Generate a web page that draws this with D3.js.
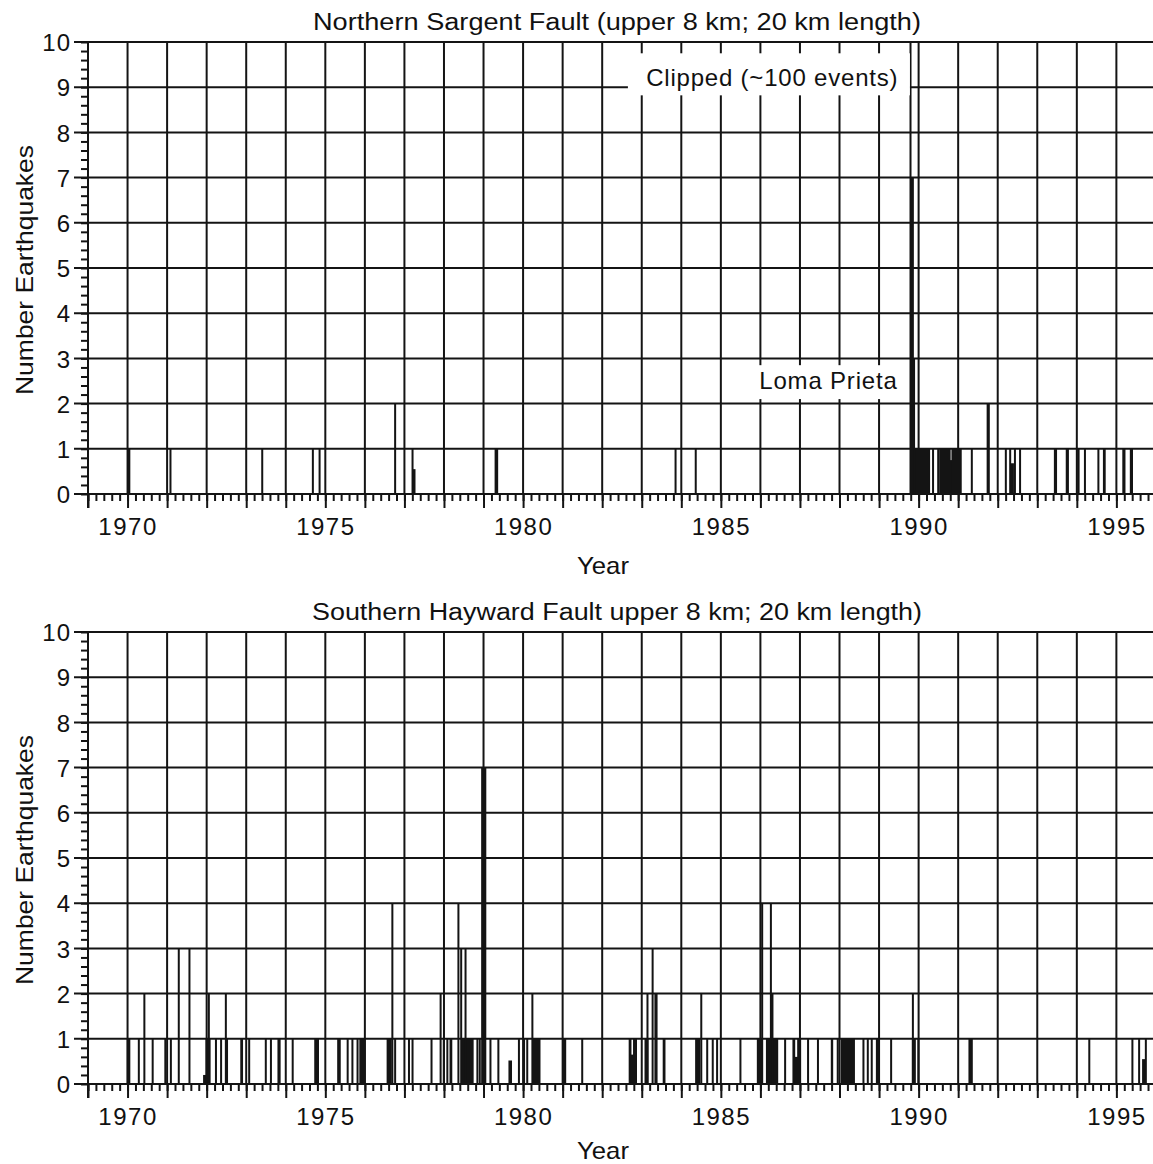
<!DOCTYPE html>
<html><head><meta charset="utf-8">
<script src="https://cdn.jsdelivr.net/npm/d3@7/dist/d3.min.js"></script>
<style>
body{margin:0;background:#fff}
text{font-family:"Liberation Sans",Arial,sans-serif;fill:#111}
</style>
</head><body>
<svg id="chart" width="1153" height="1164"></svg>
<script>
// ---------- data ----------
const panelTitles = [
  "Northern Sargent Fault (upper 8 km; 20 km length)",
  "Southern Hayward Fault upper 8 km; 20 km length)"
];
const xAxisTitle = "Year";
const yAxisTitle = "Number Earthquakes";
const yearTickLabels = [1970, 1975, 1980, 1985, 1990, 1995];
const countTickLabels = [0, 1, 2, 3, 4, 5, 6, 7, 8, 9, 10];

// histogram bins: [start year, end year, number of earthquakes]
const sargentBins = [
  [1970.02, 1970.07, 1], [1971.08, 1971.11, 1], [1973.40, 1973.43, 1],
  [1974.68, 1974.71, 1], [1974.85, 1974.88, 1], [1976.76, 1976.79, 2],
  [1977.20, 1977.23, 1], [1977.23, 1977.28, 0.55], [1979.30, 1979.37, 1],
  [1983.85, 1983.88, 1], [1984.36, 1984.39, 1],
  [1989.81, 1990.29, 1], [1989.79, 1989.82, 100], [1989.82, 1989.88, 7],
  [1989.88, 1989.91, 3],
  [1990.36, 1990.39, 1], [1990.49, 1990.52, 1], [1990.54, 1990.81, 1],
  [1990.81, 1990.85, 0.75], [1990.85, 1991.09, 1], [1991.34, 1991.37, 1],
  [1991.74, 1991.80, 2], [1992.20, 1992.23, 1], [1992.31, 1992.34, 1],
  [1992.35, 1992.41, 0.68], [1992.43, 1992.46, 1], [1992.56, 1992.59, 1],
  [1993.44, 1993.50, 1], [1993.74, 1993.80, 1], [1994.03, 1994.07, 1],
  [1994.20, 1994.23, 1], [1994.54, 1994.57, 1], [1994.68, 1994.73, 1],
  [1995.17, 1995.23, 1], [1995.36, 1995.42, 1]
];
const haywardBins = [
  [1970.00, 1970.07, 1], [1970.28, 1970.31, 1], [1970.42, 1970.45, 2],
  [1970.63, 1970.66, 1], [1970.95, 1970.98, 1], [1971.09, 1971.12, 1],
  [1971.29, 1971.32, 3], [1971.56, 1971.59, 3], [1971.93, 1971.99, 0.2],
  [1971.99, 1972.10, 1], [1972.05, 1972.08, 2], [1972.23, 1972.26, 1],
  [1972.36, 1972.39, 1], [1972.48, 1972.51, 2], [1972.51, 1972.54, 1],
  [1972.87, 1972.92, 1], [1973.07, 1973.10, 1], [1973.49, 1973.52, 1],
  [1973.62, 1973.65, 1], [1973.81, 1973.87, 1], [1974.17, 1974.20, 1],
  [1974.74, 1974.84, 1], [1975.32, 1975.39, 1], [1975.56, 1975.59, 1],
  [1975.68, 1975.71, 1], [1975.81, 1975.84, 1], [1975.88, 1976.02, 1],
  [1976.57, 1976.68, 1], [1976.69, 1976.72, 4], [1976.76, 1976.79, 1],
  [1977.11, 1977.14, 1], [1977.20, 1977.23, 1], [1977.68, 1977.71, 1],
  [1977.91, 1977.94, 2], [1977.99, 1978.02, 1], [1978.08, 1978.11, 1],
  [1978.16, 1978.21, 1], [1978.36, 1978.39, 4], [1978.43, 1978.46, 3],
  [1978.46, 1978.75, 1], [1978.54, 1978.57, 3], [1978.84, 1978.87, 1],
  [1978.90, 1978.93, 1], [1978.96, 1979.07, 7], [1979.17, 1979.20, 1],
  [1979.37, 1979.40, 1], [1979.65, 1979.72, 0.52], [1979.89, 1979.92, 1],
  [1980.02, 1980.05, 1], [1980.10, 1980.13, 1], [1980.23, 1980.26, 2],
  [1980.27, 1980.44, 1], [1981.03, 1981.09, 1], [1981.49, 1981.52, 1],
  [1982.69, 1982.74, 1], [1982.74, 1982.80, 0.65], [1982.80, 1982.88, 1],
  [1983.09, 1983.17, 1], [1983.14, 1983.17, 2], [1983.27, 1983.30, 3],
  [1983.34, 1983.40, 2], [1983.55, 1983.60, 1],
  [1984.37, 1984.48, 1], [1984.50, 1984.53, 2], [1984.65, 1984.68, 1],
  [1984.79, 1984.82, 1], [1984.90, 1984.93, 1], [1985.49, 1985.52, 1],
  [1985.93, 1986.04, 1], [1986.04, 1986.07, 4], [1986.16, 1986.45, 1],
  [1986.26, 1986.29, 4], [1986.29, 1986.33, 2], [1986.62, 1986.65, 1],
  [1986.83, 1986.88, 1], [1986.88, 1986.95, 0.6], [1986.95, 1987.03, 1],
  [1987.20, 1987.23, 1], [1987.45, 1987.48, 1], [1987.80, 1987.84, 1],
  [1987.95, 1987.98, 1], [1988.05, 1988.39, 1], [1988.60, 1988.63, 1],
  [1988.71, 1988.74, 1], [1988.81, 1988.84, 1], [1988.94, 1989.00, 1],
  [1989.30, 1989.33, 1], [1989.85, 1989.93, 1], [1989.85, 1989.88, 2],
  [1989.99, 1990.02, 1], [1991.28, 1991.37, 1], [1994.31, 1994.34, 1],
  [1995.40, 1995.43, 1], [1995.57, 1995.60, 1], [1995.67, 1995.74, 0.55],
  [1995.74, 1995.77, 1]
];
const panelBins = [sargentBins, haywardBins];

// annotations (data coordinates: year / count)
const clippedNote = {text: "Clipped (~100 events)", x0: 1982.65, x1: 1989.78, y0: 8.82, y1: 9.75, tx: 1986.3, ty: 9.03};
const lomaNote = {text: "Loma Prieta", x0: 1985.75, x1: 1989.70, y0: 2.1, y1: 2.85, tx: 1987.72, ty: 2.33};

// ---------- layout ----------
const svg = d3.select("#chart");
const left = 88, right = 1153;
const panelTops = [42, 632];
const yearTitleOffsets = [80, 75];
const panelH = 452;
const x = d3.scaleLinear().domain([1969, 1995.85]).range([left, 1150]);
const gridYears = d3.range(1969, 1996, 1);
const minorYears = d3.range(1969, 1995.85, 0.2);
const minorCounts = d3.range(0, 10.001, 0.2);
const ink = "#141414";

panelBins.forEach((bins, pi) => {
  const top = panelTops[pi];
  const y = d3.scaleLinear().domain([0, 10]).range([top + panelH, top]);
  const g = svg.append("g");

  // vertical grid
  g.selectAll(".vg").data(gridYears).join("line")
    .attr("x1", d => x(d)).attr("x2", d => x(d))
    .attr("y1", y(10)).attr("y2", y(0))
    .attr("stroke", ink).attr("stroke-width", 2);
  // horizontal grid (extends to major tick)
  g.selectAll(".hg").data(countTickLabels).join("line")
    .attr("x1", left - 14).attr("x2", right)
    .attr("y1", d => y(d)).attr("y2", d => y(d))
    .attr("stroke", ink).attr("stroke-width", 2);

  // x axis ticks
  const xMinor = d3.axisBottom(x).tickValues(minorYears).tickSize(7).tickFormat("");
  const gxm = g.append("g").attr("transform", `translate(0,${y(0)})`).call(xMinor);
  const xMajor = d3.axisBottom(x).tickValues(gridYears).tickSize(14).tickFormat("");
  const gxM = g.append("g").attr("transform", `translate(0,${y(0)})`).call(xMajor);
  [gxm, gxM].forEach(a => {
    a.select(".domain").remove();
    a.selectAll("line").attr("stroke", ink).attr("stroke-width", 2);
  });
  const xLab = d3.axisBottom(x).tickValues(yearTickLabels).tickSize(0).tickFormat(d3.format("d"));
  const gxl = g.append("g").attr("transform", `translate(0,${y(0)})`).call(xLab);
  gxl.select(".domain").remove();
  gxl.selectAll("text").attr("y", 24).attr("dy", "0.71em")
    .attr("font-size", 24).attr("letter-spacing", 1.5)
    .attr("font-family", "Liberation Sans, Arial, sans-serif").attr("fill", ink);

  // y axis ticks
  const yMinor = d3.axisLeft(y).tickValues(minorCounts).tickSize(7).tickFormat("");
  const gym = g.append("g").attr("transform", `translate(${left},0)`).call(yMinor);
  gym.select(".domain").remove();
  gym.selectAll("line").attr("stroke", ink).attr("stroke-width", 2);
  const yLab = d3.axisLeft(y).tickValues(countTickLabels).tickSize(0).tickFormat(d3.format("d"));
  const gyl = g.append("g").attr("transform", `translate(${left - 17},0)`).call(yLab);
  gyl.select(".domain").remove();
  gyl.selectAll("text").attr("x", 0).attr("dy", "0.36em")
    .attr("font-size", 24).attr("letter-spacing", 1)
    .attr("font-family", "Liberation Sans, Arial, sans-serif").attr("fill", ink);

  // axis lines
  g.append("line").attr("x1", left).attr("x2", left).attr("y1", y(10)).attr("y2", y(0) + 14)
    .attr("stroke", ink).attr("stroke-width", 2);
  g.append("line").attr("x1", left).attr("x2", right).attr("y1", y(0)).attr("y2", y(0))
    .attr("stroke", ink).attr("stroke-width", 2);

  // bars
  g.selectAll(".bar").data(bins).join("rect")
    .attr("x", d => x(d[0]) - 0.8)
    .attr("width", d => Math.max(2, x(d[1]) - x(d[0]) + 0.8))
    .attr("y", d => y(Math.min(d[2], 10)))
    .attr("height", d => y(0) - y(Math.min(d[2], 10)))
    .attr("fill", ink);

  // titles
  svg.append("text").attr("x", 617).attr("y", top - 12)
    .attr("text-anchor", "middle").attr("font-size", 23)
    .attr("textLength", pi === 0 ? 608 : 610).attr("lengthAdjust", "spacingAndGlyphs")
    .text(panelTitles[pi]);
  svg.append("text").attr("x", 603).attr("y", top + panelH + yearTitleOffsets[pi])
    .attr("text-anchor", "middle").attr("font-size", 24)
    .attr("textLength", 52).attr("lengthAdjust", "spacingAndGlyphs")
    .text(xAxisTitle);
  svg.append("text")
    .attr("transform", `translate(33,${top + panelH / 2 + 2}) rotate(-90)`)
    .attr("text-anchor", "middle").attr("font-size", 24)
    .attr("textLength", 250).attr("lengthAdjust", "spacingAndGlyphs")
    .text(yAxisTitle);

  // annotations (top panel)
  if (pi === 0) {
    [clippedNote, lomaNote].forEach(n => {
      g.append("rect").attr("x", x(n.x0)).attr("y", y(n.y1))
        .attr("width", x(n.x1) - x(n.x0)).attr("height", y(n.y0) - y(n.y1))
        .attr("fill", "#fff");
      g.append("text").attr("x", x(n.tx)).attr("y", y(n.ty))
        .attr("text-anchor", "middle").attr("font-size", 24)
        .attr("letter-spacing", 0.8)
        .text(n.text);
    });
  }
});
</script>
</body></html>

* **Your task**
Leave out any pictures and return exactly the lines from the beginning of the data through the line with "7, 8, 9, 10];", inclusive.

* **Complete response**
Generate a web page that draws this with D3.js.
<!DOCTYPE html>
<html><head><meta charset="utf-8">
<script src="https://cdn.jsdelivr.net/npm/d3@7/dist/d3.min.js"></script>
<style>
body{margin:0;background:#fff}
text{font-family:"Liberation Sans",Arial,sans-serif;fill:#111}
</style>
</head><body>
<svg id="chart" width="1153" height="1164"></svg>
<script>
// ---------- data ----------
const panelTitles = [
  "Northern Sargent Fault (upper 8 km; 20 km length)",
  "Southern Hayward Fault upper 8 km; 20 km length)"
];
const xAxisTitle = "Year";
const yAxisTitle = "Number Earthquakes";
const yearTickLabels = [1970, 1975, 1980, 1985, 1990, 1995];
const countTickLabels = [0, 1, 2, 3, 4, 5, 6, 7, 8, 9, 10];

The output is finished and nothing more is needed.